= Lokis (novella) =

Novella by Prosper Mérimée

Lokis. A Manuscript of Professor Wittembach (Lokis - Le manuscrit du professeur Wittembach) is an 1869 Prosper Mérimée horror fantasy novella. It was one of the last stories by Mérimée, started in July 1868 and published in the Revue des deux Mondes in September 1869. The title is a misspelling of the Lithuanian word lokys for "bear". The plot revolves around a young man who is suspected to be half-human half-bear. Robin MacKenzie from University of St Andrews classifies the plot into a werewolf theme with some elements of vampirism (the motif of drinking blood repeats through the work). The novella primarily deals with the dual nature of human–beast. It also contrasts Western education and Christianity with pagan Lithuanian rituals and beliefs, on more broadly – cultured civilization with primordial wilderness.

==Plot==
The story is told from the point of view of an observer – professor Wittembach, a pastor and an amateur ethnographer - who comes to a Samogitian manor in rural Lithuania while on a mission to translate the Gospel of Matthew into Samogitian. The plot revolves around a young man, Count Michel Szémioth, who is suspected to be half-human half-bear, since he was born after his mother was mauled (and, as believed by peasants, raped) by a bear. Through the novel, the protagonist, Michel/Lokis, manifests signs of animal-like behavior until he finally kills his bride by a bite to her throat and runs away into the forest on his wedding night. Some critics consider the tale to be an inversion of the Beauty and the Beast, whereby the Beauty transforms a man into a Beast, rather than vice versa.

==Inspiration==
Mérimée conceived the novella in spring 1867 as a contrast to horror stories often read at the court of Empress Eugenie. Intrigued by the human–beast duality, he quickly decided against a parody. It is believed that Mérimée borrowed the plot from the 13th-century Gesta Danorum, published in Revue des deux Mondes. Gesta Danorum includes a story of a girl kidnapped and impregnated by a bear.

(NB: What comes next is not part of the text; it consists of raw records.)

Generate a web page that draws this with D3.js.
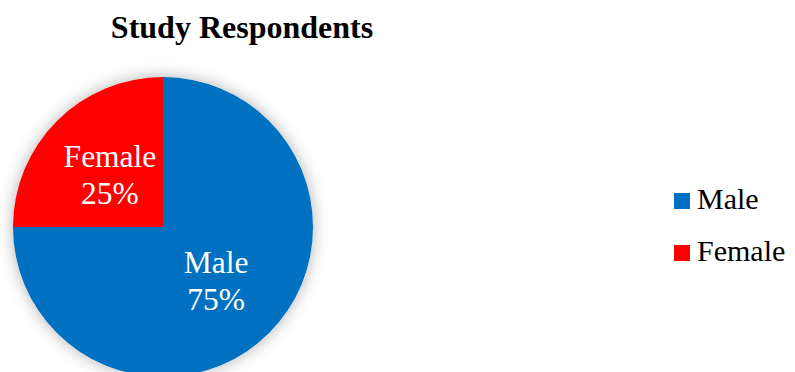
<!DOCTYPE html>
<html>
<head>
<meta charset="utf-8">
<script src="https://cdn.jsdelivr.net/npm/d3@7"></script>
<style>
  html, body { margin: 0; padding: 0; background: #fff; }
  svg { display: block; font-family: "Liberation Serif", "Times New Roman", serif; }
</style>
</head>
<body>
<div id="viz"></div>
<script>
  // chart data
  var categories = ['Male', 'Female'];
  var values = [75, 25];
  var colors = ['#0070C0', '#FF0000'];
  var title = 'Study Respondents';

  var width = 795, height = 372;
  var cx = 163, cy = 227, radius = 150;

  var svg = d3.select('#viz')
    .append('svg')
    .attr('width', width)
    .attr('height', height);

  var defs = svg.append('defs');
  var filter = defs.append('filter')
    .attr('id', 'glow')
    .attr('x', '-20%').attr('y', '-20%')
    .attr('width', '140%').attr('height', '140%');
  filter.append('feDropShadow')
    .attr('dx', 0).attr('dy', 0)
    .attr('stdDeviation', 8)
    .attr('flood-color', '#000')
    .attr('flood-opacity', 0.3);

  svg.append('text')
    .attr('x', 242)
    .attr('y', 38)
    .attr('text-anchor', 'middle')
    .style('font-size', '32px')
    .style('font-weight', 'bold')
    .text(title);

  var color = d3.scaleOrdinal().domain(categories).range(colors);
  var total = d3.sum(values);
  var slices = d3.pie().sort(null)(values);
  var arc = d3.arc().innerRadius(0).outerRadius(radius);
  var labelArc = d3.arc().innerRadius(0).outerRadius(radius);

  var g = svg.append('g').attr('transform', 'translate(' + cx + ',' + cy + ')');

  g.append('g')
    .attr('filter', 'url(#glow)')
    .selectAll('path')
    .data(slices)
    .enter()
    .append('path')
    .attr('d', arc)
    .attr('fill', function (d, i) { return color(categories[i]); });

  var labels = g.selectAll('text.lbl')
    .data(slices)
    .enter()
    .append('text')
    .attr('class', 'lbl')
    .attr('text-anchor', 'middle')
    .attr('fill', '#fff')
    .style('font-size', '31.5px')
    .attr('transform', function (d) {
      var c = labelArc.centroid(d);
      return 'translate(' + c[0] + ',' + c[1] + ')';
    });

  labels.append('tspan')
    .attr('x', 0)
    .attr('y', -7)
    .text(function (d, i) { return categories[i]; });
  labels.append('tspan')
    .attr('x', 0)
    .attr('y', 30)
    .text(function (d) { return Math.round(d.value / total * 100) + '%'; });

  // legend
  var legend = svg.append('g').attr('transform', 'translate(674,193)');
  var item = legend.selectAll('g')
    .data(categories)
    .enter()
    .append('g')
    .attr('transform', function (d, i) { return 'translate(0,' + (i * 52) + ')'; });

  item.append('rect')
    .attr('width', 16)
    .attr('height', 16)
    .attr('fill', function (d) { return color(d); });

  item.append('text')
    .attr('x', 23)
    .attr('y', 16)
    .style('font-size', '30px')
    .attr('fill', '#000')
    .text(function (d) { return d; });
</script>
</body>
</html>
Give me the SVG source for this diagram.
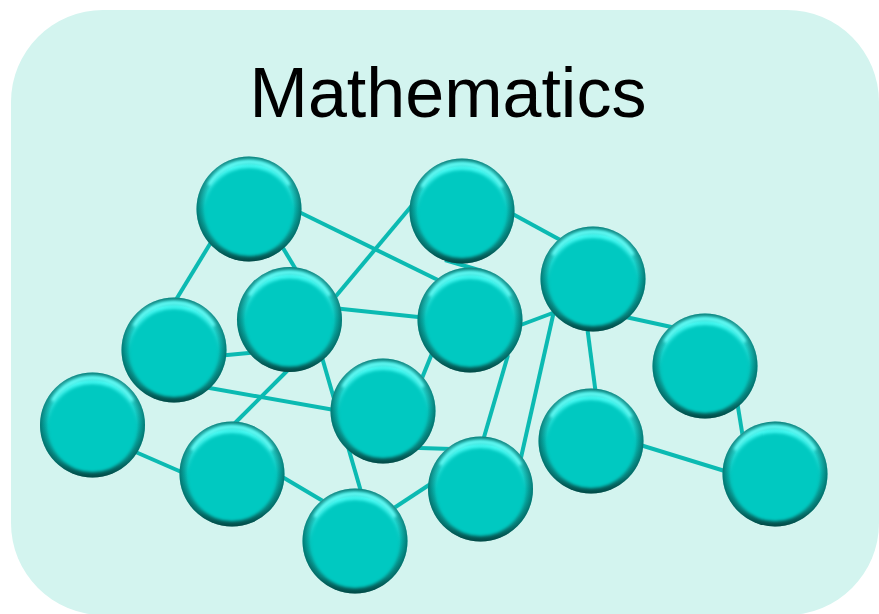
<svg xmlns="http://www.w3.org/2000/svg" xmlns:xlink="http://www.w3.org/1999/xlink" width="879" height="614" viewBox="0 0 879 614">
<style>
.bg{fill:#D3F4EF}
.title{font-family:"Liberation Sans",Arial,sans-serif;font-size:70px;fill:#000}
.edge{stroke:#0BBAB2;stroke-width:4;fill:none}
</style>
<defs>
<linearGradient id="rim" x1="0" y1="0" x2="0" y2="1">
<stop offset="0" stop-color="#1FD2CA"/>
<stop offset="0.1" stop-color="#40F6EF"/>
<stop offset="0.5" stop-color="#06C2BA"/>
<stop offset="0.84" stop-color="#089C95"/>
<stop offset="1" stop-color="#035A55"/>
</linearGradient>
<radialGradient id="edgeShade" cx="0.5" cy="0.5" r="0.5">
<stop offset="0.84" stop-color="#003C3A" stop-opacity="0"/>
<stop offset="1" stop-color="#003C3A" stop-opacity="0.55"/>
</radialGradient>
<filter id="soft" x="-20%" y="-20%" width="140%" height="140%">
<feGaussianBlur stdDeviation="1.8"/>
</filter>
<g id="ball">
<circle r="52.5" fill="url(#rim)"/>
<circle r="52.5" fill="url(#edgeShade)"/>
<path d="M-40,-24 A46,46 0 0 1 40,-24" stroke="#66FFF9" stroke-width="3.5" fill="none" filter="url(#soft)"/>
<circle cx="0" cy="3" r="44" fill="#05C9C1" filter="url(#soft)"/>
</g>
</defs>
<rect class="bg" x="11" y="10" width="868" height="605" rx="92" ry="92"/>
<text class="title" x="448" y="117" text-anchor="middle">Mathematics</text>
<g id="connectors">
<line class="edge" x1="213" y1="239" x2="174" y2="303"/>
<line class="edge" x1="280" y1="243" x2="298" y2="273"/>
<line class="edge" x1="297" y1="211" x2="442" y2="282"/>
<line class="edge" x1="331" y1="302" x2="414" y2="203"/>
<line class="edge" x1="328" y1="307.5" x2="423" y2="317.5"/>
<line class="edge" x1="222" y1="355.5" x2="254" y2="352.5"/>
<line class="edge" x1="204" y1="387" x2="340" y2="411"/>
<line class="edge" x1="290" y1="368" x2="232" y2="426"/>
<line class="edge" x1="321" y1="354" x2="362" y2="495"/>
<line class="edge" x1="433" y1="351" x2="420" y2="383"/>
<line class="edge" x1="518" y1="326" x2="558" y2="311"/>
<line class="edge" x1="445" y1="260" x2="482" y2="271"/>
<line class="edge" x1="509" y1="212" x2="564" y2="242"/>
<line class="edge" x1="554" y1="311" x2="520" y2="462"/>
<line class="edge" x1="508" y1="355" x2="482" y2="444"/>
<line class="edge" x1="587" y1="326" x2="596" y2="395"/>
<line class="edge" x1="621" y1="316" x2="676" y2="328"/>
<line class="edge" x1="737" y1="401" x2="743" y2="438"/>
<line class="edge" x1="637" y1="444" x2="728" y2="472"/>
<line class="edge" x1="388" y1="447" x2="452" y2="449"/>
<line class="edge" x1="391" y1="510" x2="432" y2="483"/>
<line class="edge" x1="131" y1="450" x2="186" y2="474"/>
<line class="edge" x1="279" y1="475" x2="328" y2="504"/>
</g>
<g id="node1"><use xlink:href="#ball" href="#ball" x="249" y="209"/></g>
<g id="node2"><use xlink:href="#ball" href="#ball" x="462" y="211"/></g>
<g id="node3"><use xlink:href="#ball" href="#ball" x="593" y="279"/></g>
<g id="node4"><use xlink:href="#ball" href="#ball" x="289.5" y="319.5"/></g>
<g id="node5"><use xlink:href="#ball" href="#ball" x="470" y="320"/></g>
<g id="node6"><use xlink:href="#ball" href="#ball" x="174" y="350"/></g>
<g id="node7"><use xlink:href="#ball" href="#ball" x="705" y="366"/></g>
<g id="node8"><use xlink:href="#ball" href="#ball" x="92.5" y="425"/></g>
<g id="node9"><use xlink:href="#ball" href="#ball" x="383" y="411"/></g>
<g id="node10"><use xlink:href="#ball" href="#ball" x="232" y="474"/></g>
<g id="node11"><use xlink:href="#ball" href="#ball" x="591" y="441"/></g>
<g id="node12"><use xlink:href="#ball" href="#ball" x="480.5" y="489"/></g>
<g id="node13"><use xlink:href="#ball" href="#ball" x="775" y="474"/></g>
<g id="node14"><use xlink:href="#ball" href="#ball" x="355" y="541"/></g>
</svg>
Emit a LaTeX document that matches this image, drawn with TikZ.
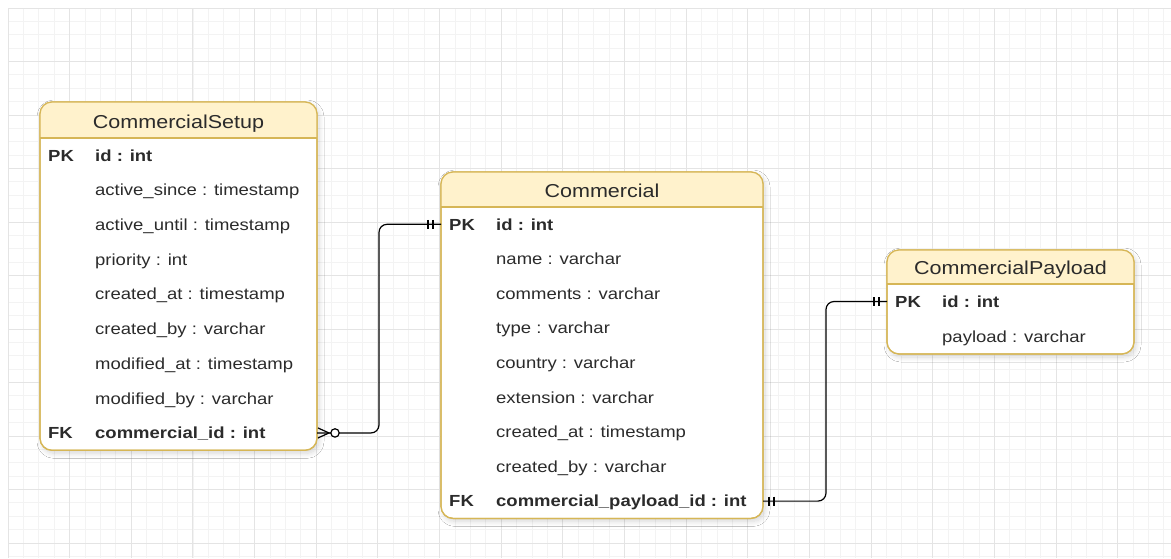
\documentclass[tikz,border=0pt]{standalone}
\usepackage{fontspec}
\setmainfont{Liberation Sans}[FakeStretch=1.152]
\usetikzlibrary{calc,shadows.blur}

\definecolor{hdrfill}{HTML}{FFF2CC}
\definecolor{hdrline}{HTML}{D6B656}
\definecolor{gmajor}{HTML}{E4E4E4}
\definecolor{gminor}{HTML}{F3F3F3}
\definecolor{txt}{HTML}{2B2B2B}

\newcommand\cellfont{\fontsize{16.05}{19}\selectfont}
\newcommand\titlefont{\fontsize{18.7}{22}\selectfont}

% yellow header band of a table node, with its bottom rule and the outline on top
\newcommand\headerfill[2]{%
  \begin{scope}
    \clip (#1.north west) rectangle ($(#1.north east)+(0,#2)$);
    \fill[hdrfill, rounded corners=12pt] (#1.north west) rectangle (#1.south east);
  \end{scope}
  \draw[outline] ($(#1.north west)+(0,#2)$) -- ($(#1.north east)+(0,#2)$);
  \draw[outline, rounded corners=12pt] (#1.north west) rectangle (#1.south east);
}

% one attribute row: name, top edge, key column, field text, extra font
\newcommand\erow[5]{%
  \node[rowbox, anchor=north] (#1) at #2 {};
  \if\relax\detokenize{#3}\relax\else
    \node[celltxt, font={\cellfont#5}] (#1-key) at ($(#1.west)+(8,5.75)$) {#3};
  \fi
  \node[celltxt, font={\cellfont#5}] (#1-field) at ($(#1.west)+(55,5.75)$) {#4};
}

\begin{document}
\begin{tikzpicture}[x=1pt, y=-1pt,
  outline/.style={draw=hdrline, line width=1.2pt},
  tablebox/.style={draw=hdrline, line width=1.2pt, fill=white, rounded corners=12pt,
    inner sep=0pt, outer sep=0pt,
    blur shadow={shadow xshift=2pt, shadow yshift=-3pt, shadow blur radius=5pt,
      shadow blur steps=10, shadow opacity=16}},
  rowbox/.style={minimum width=\tw, minimum height=\rh, inner sep=0pt, outer sep=0pt},
  celltxt/.style={anchor=base west, inner sep=0pt, text=txt},
  titletxt/.style={anchor=base, inner sep=0pt, text=txt, font=\titlefont},
  conn/.style={draw=black, line width=1.2pt},
]
\useasboundingbox (0,0) rectangle (1171,558);
\fill[white] (0,0) rectangle (1171,558);

% background grid
\begin{scope}
  \clip (8,8) rectangle (1171,558);
  \foreach \k in {0,...,75} \draw[gminor, line width=0.9pt] ({8+15.4125*\k},8) -- ({8+15.4125*\k},558);
  \foreach \k in {0,...,41} \draw[gminor, line width=0.9pt] (8,{8+13.375*\k}) -- (1171,{8+13.375*\k});
  \foreach \k in {0,...,18} \draw[gmajor, line width=1pt] ({8+61.65*\k},8) -- ({8+61.65*\k},558);
  \foreach \k in {0,...,10} \draw[gmajor, line width=1pt] (8,{8+53.5*\k}) -- (1171,{8+53.5*\k});
\end{scope}

% CommercialSetup
\def\tw{277pt}\def\rh{34.7pt}
\node[tablebox, minimum width=\tw, minimum height=348.3pt, anchor=north west] (setup) at (40,102) {};
\headerfill{setup}{36}
\node[titletxt] (setup-title) at ($(setup.north)+(0,26)$) {CommercialSetup};
\erow{setup-r1}{($(setup.north)+(0,36)$)}{PK}{id : int}{\bfseries}
\erow{setup-r2}{(setup-r1.south)}{}{active\_since : timestamp}{}
\erow{setup-r3}{(setup-r2.south)}{}{active\_until : timestamp}{}
\erow{setup-r4}{(setup-r3.south)}{}{priority : int}{}
\erow{setup-r5}{(setup-r4.south)}{}{created\_at : timestamp}{}
\erow{setup-r6}{(setup-r5.south)}{}{created\_by : varchar}{}
\erow{setup-r7}{(setup-r6.south)}{}{modified\_at : timestamp}{}
\erow{setup-r8}{(setup-r7.south)}{}{modified\_by : varchar}{}
\erow{setup-r9}{(setup-r8.south)}{FK}{commercial\_id : int}{\bfseries}

% Commercial
\def\tw{322pt}\def\rh{34.6pt}
\node[tablebox, minimum width=\tw, minimum height=346.4pt, anchor=north west] (com) at (441,172) {};
\headerfill{com}{35}
\node[titletxt] (com-title) at ($(com.north)+(0,25)$) {Commercial};
\erow{com-r1}{($(com.north)+(0,35)$)}{PK}{id : int}{\bfseries}
\erow{com-r2}{(com-r1.south)}{}{name : varchar}{}
\erow{com-r3}{(com-r2.south)}{}{comments : varchar}{}
\erow{com-r4}{(com-r3.south)}{}{type : varchar}{}
\erow{com-r5}{(com-r4.south)}{}{country : varchar}{}
\erow{com-r6}{(com-r5.south)}{}{extension : varchar}{}
\erow{com-r7}{(com-r6.south)}{}{created\_at : timestamp}{}
\erow{com-r8}{(com-r7.south)}{}{created\_by : varchar}{}
\erow{com-r9}{(com-r8.south)}{FK}{commercial\_payload\_id : int}{\bfseries}

% CommercialPayload
\def\tw{247pt}\def\rh{35pt}
\node[tablebox, minimum width=\tw, minimum height=104pt, anchor=north west] (pay) at (887,250) {};
\headerfill{pay}{34}
\node[titletxt] (pay-title) at ($(pay.north)+(0,24.5)$) {CommercialPayload};
\erow{pay-r1}{($(pay.north)+(0,34)$)}{PK}{id : int}{\bfseries}
\erow{pay-r2}{(pay-r1.south)}{}{payload : varchar}{}

% relationships
\draw[conn, rounded corners=8pt] (setup-r9.east) -| ($(com-r1.west)+(-62,0)$) -- (com-r1.west);
\draw[conn, rounded corners=8pt] (com-r9.east) -| ($(pay-r1.west)+(-61,0)$) -- (pay-r1.west);

% zero-or-many end at CommercialSetup
\draw[conn] ($(setup-r9.east)+(1,-5)$) -- ($(setup-r9.east)+(12,0)$) -- ($(setup-r9.east)+(1,5)$);
\draw[conn, fill=white] ($(setup-r9.east)+(18,0)$) circle (4.2pt);
% exactly-one ends
\draw[conn] ($(com-r1.west)+(-13,-4.5)$) -- ++(0,9);
\draw[conn] ($(com-r1.west)+(-8,-4.5)$) -- ++(0,9);
\draw[conn] ($(com-r9.east)+(6,-4.5)$) -- ++(0,9);
\draw[conn] ($(com-r9.east)+(11,-4.5)$) -- ++(0,9);
\draw[conn] ($(pay-r1.west)+(-13,-4.5)$) -- ++(0,9);
\draw[conn] ($(pay-r1.west)+(-8,-4.5)$) -- ++(0,9);
\end{tikzpicture}
\end{document}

The girl gives birth to a son who exhibits violent sexual tendencies as an adult.

==Epigraph and title==
"Miszka su Lokiu, Abu du tokiu" cited at the beginning of the novel as an epigraph to the manuscript is a slightly corrupted Lithuanian proverb "Meška su lokiu, abudu tokiu". The proverb was included in Lithuanian dictionaries by Georg Heinrich Ferdinand Nesselmann, published in 1851, and by August Schleicher, published in 1857, but judging by Mérimée's correspondence, he did not know about these publications and received the proverb from Ivan Turgenev. "Meška" and "lokys" are different names (synonyms) for the "bear" in Lithuanian, so the proverb almost literally means "Grizzly and bear are both the same." According to an (incorrect) explanation given by professor Wittembach at the end of the novella, "miszka" is not a Lithuanian word but a rendering of "Mishka", a Russian-language hypocoristic form of "Michael", the protagonist's name. In the English translation the proverb is footnoted with the following comment: "The two together make a pair"; word for word, Michon (Michael) with Lokis, both are the same. Michaelium cum Lokide, ambo [duo] ipsissimi.

==Inaccuracies==
The novella draws elements, such as thunder god Perkūnas or cult of žaltys (grass snakes), from the pagan Lithuanian rituals and beliefs, but is not historically or culturally accurate. For example, the plot takes place in 1866, but the work does not address social or political situation after the January Uprising of 1863–1864. The extinction of the Prussian language is dated a full century later than it actually happened. The protagonist is a Protestant, though that is very rare in Catholic Samogitia. Some cultural elements, like rusalka or card games Durak and Preferans, were taken from Slavic (Russian) culture rather than Lithuanian.

==Adaptations==
- Film
- The Marriage of the Bear (1926), a Russian film by Konstantin Eggert and Vladimir Gardin. It was based on the 1922 Russian play with the same name (Медвежья свадьба) by Anatoli Lunacharsky loosely based on Lokis.
- Lokis (1970) by Janusz Majewski
- La Bête (1975) by Walerian Borowczyk, loosely based on the novella
- Massacre (2010) by Andrej Kudzinenka, a Belarusian film with the plot loosely based on Lokis and Belarusian legends.

- Opera
- Lokys (2000) was commissioned by the Vilnius Festival (2000) to libretto by Aušra Marija Sluckaitė-Jurašienė and composition by Bronius Kutavičius. This afterwards entered the repertoire of the Lithuanian National Opera and Ballet Theatre.